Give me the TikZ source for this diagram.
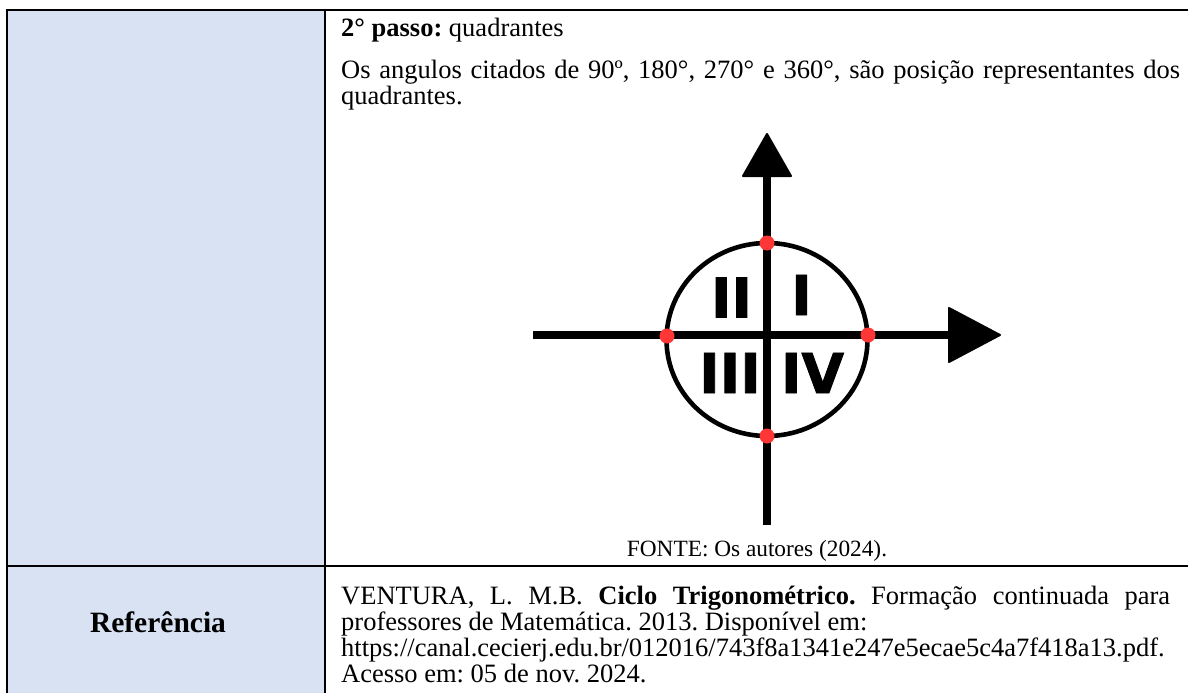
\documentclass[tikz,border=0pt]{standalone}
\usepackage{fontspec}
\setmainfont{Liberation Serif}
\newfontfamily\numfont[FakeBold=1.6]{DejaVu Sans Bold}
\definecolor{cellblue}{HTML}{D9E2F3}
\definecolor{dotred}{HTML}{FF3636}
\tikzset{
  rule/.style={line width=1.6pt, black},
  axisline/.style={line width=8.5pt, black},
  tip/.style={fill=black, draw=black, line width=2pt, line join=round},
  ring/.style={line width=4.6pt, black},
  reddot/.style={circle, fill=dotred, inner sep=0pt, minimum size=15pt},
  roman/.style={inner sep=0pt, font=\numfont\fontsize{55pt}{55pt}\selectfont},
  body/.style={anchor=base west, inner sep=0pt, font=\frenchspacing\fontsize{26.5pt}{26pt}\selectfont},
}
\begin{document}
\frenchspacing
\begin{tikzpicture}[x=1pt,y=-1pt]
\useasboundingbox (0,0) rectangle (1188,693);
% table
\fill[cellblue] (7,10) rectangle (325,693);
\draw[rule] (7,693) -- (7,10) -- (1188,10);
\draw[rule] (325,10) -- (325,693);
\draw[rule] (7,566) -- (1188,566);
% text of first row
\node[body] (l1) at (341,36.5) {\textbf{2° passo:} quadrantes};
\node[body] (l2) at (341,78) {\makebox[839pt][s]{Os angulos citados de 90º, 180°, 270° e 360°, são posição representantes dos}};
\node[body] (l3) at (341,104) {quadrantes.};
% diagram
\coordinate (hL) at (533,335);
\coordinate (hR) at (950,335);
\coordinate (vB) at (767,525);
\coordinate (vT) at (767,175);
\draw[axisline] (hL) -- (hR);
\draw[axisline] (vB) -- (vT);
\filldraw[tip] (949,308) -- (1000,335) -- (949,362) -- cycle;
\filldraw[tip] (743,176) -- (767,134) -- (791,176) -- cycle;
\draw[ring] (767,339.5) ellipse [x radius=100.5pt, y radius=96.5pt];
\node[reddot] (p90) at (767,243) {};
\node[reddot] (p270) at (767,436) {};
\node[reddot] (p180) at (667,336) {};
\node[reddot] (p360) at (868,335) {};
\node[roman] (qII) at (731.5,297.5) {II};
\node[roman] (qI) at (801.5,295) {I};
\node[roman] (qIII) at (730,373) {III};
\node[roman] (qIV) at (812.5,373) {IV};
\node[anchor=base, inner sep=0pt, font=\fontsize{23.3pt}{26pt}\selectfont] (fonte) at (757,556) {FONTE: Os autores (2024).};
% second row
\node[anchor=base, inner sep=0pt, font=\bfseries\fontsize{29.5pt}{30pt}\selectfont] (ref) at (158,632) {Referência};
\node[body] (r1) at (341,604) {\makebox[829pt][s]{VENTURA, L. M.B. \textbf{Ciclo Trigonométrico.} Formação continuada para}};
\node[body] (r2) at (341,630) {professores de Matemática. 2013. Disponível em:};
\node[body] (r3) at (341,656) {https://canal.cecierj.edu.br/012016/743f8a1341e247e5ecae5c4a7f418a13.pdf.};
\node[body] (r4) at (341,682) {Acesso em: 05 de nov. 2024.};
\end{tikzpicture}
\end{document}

> [EXERCISE]
Print the full listing exactly, dropping the pictures.

> [WRITTEN REPLY]
Give me the TikZ source for this diagram.
\documentclass[tikz,border=0pt]{standalone}
\usepackage{fontspec}
\setmainfont{Liberation Serif}
\newfontfamily\numfont[FakeBold=1.6]{DejaVu Sans Bold}
\definecolor{cellblue}{HTML}{D9E2F3}
\definecolor{dotred}{HTML}{FF3636}
\tikzset{
  rule/.style={line width=1.6pt, black},
  axisline/.style={line width=8.5pt, black},
  tip/.style={fill=black, draw=black, line width=2pt, line join=round},
  ring/.style={line width=4.6pt, black},
  reddot/.style={circle, fill=dotred, inner sep=0pt, minimum size=15pt},
  roman/.style={inner sep=0pt, font=\numfont\fontsize{55pt}{55pt}\selectfont},
  body/.style={anchor=base west, inner sep=0pt, font=\frenchspacing\fontsize{26.5pt}{26pt}\selectfont},
}
\begin{document}
\frenchspacing
\begin{tikzpicture}[x=1pt,y=-1pt]
\useasboundingbox (0,0) rectangle (1188,693);
% table
\fill[cellblue] (7,10) rectangle (325,693);
\draw[rule] (7,693) -- (7,10) -- (1188,10);
\draw[rule] (325,10) -- (325,693);
\draw[rule] (7,566) -- (1188,566);
% text of first row
\node[body] (l1) at (341,36.5) {\textbf{2° passo:} quadrantes};
\node[body] (l2) at (341,78) {\makebox[839pt][s]{Os angulos citados de 90º, 180°, 270° e 360°, são posição representantes dos}};
\node[body] (l3) at (341,104) {quadrantes.};
% diagram
\coordinate (hL) at (533,335);
\coordinate (hR) at (950,335);
\coordinate (vB) at (767,525);
\coordinate (vT) at (767,175);
\draw[axisline] (hL) -- (hR);
\draw[axisline] (vB) -- (vT);
\filldraw[tip] (949,308) -- (1000,335) -- (949,362) -- cycle;
\filldraw[tip] (743,176) -- (767,134) -- (791,176) -- cycle;
\draw[ring] (767,339.5) ellipse [x radius=100.5pt, y radius=96.5pt];
\node[reddot] (p90) at (767,243) {};
\node[reddot] (p270) at (767,436) {};
\node[reddot] (p180) at (667,336) {};
\node[reddot] (p360) at (868,335) {};
\node[roman] (qII) at (731.5,297.5) {II};
\node[roman] (qI) at (801.5,295) {I};
\node[roman] (qIII) at (730,373) {III};
\node[roman] (qIV) at (812.5,373) {IV};
\node[anchor=base, inner sep=0pt, font=\fontsize{23.3pt}{26pt}\selectfont] (fonte) at (757,556) {FONTE: Os autores (2024).};
% second row
\node[anchor=base, inner sep=0pt, font=\bfseries\fontsize{29.5pt}{30pt}\selectfont] (ref) at (158,632) {Referência};
\node[body] (r1) at (341,604) {\makebox[829pt][s]{VENTURA, L. M.B. \textbf{Ciclo Trigonométrico.} Formação continuada para}};
\node[body] (r2) at (341,630) {professores de Matemática. 2013. Disponível em:};
\node[body] (r3) at (341,656) {https://canal.cecierj.edu.br/012016/743f8a1341e247e5ecae5c4a7f418a13.pdf.};
\node[body] (r4) at (341,682) {Acesso em: 05 de nov. 2024.};
\end{tikzpicture}
\end{document}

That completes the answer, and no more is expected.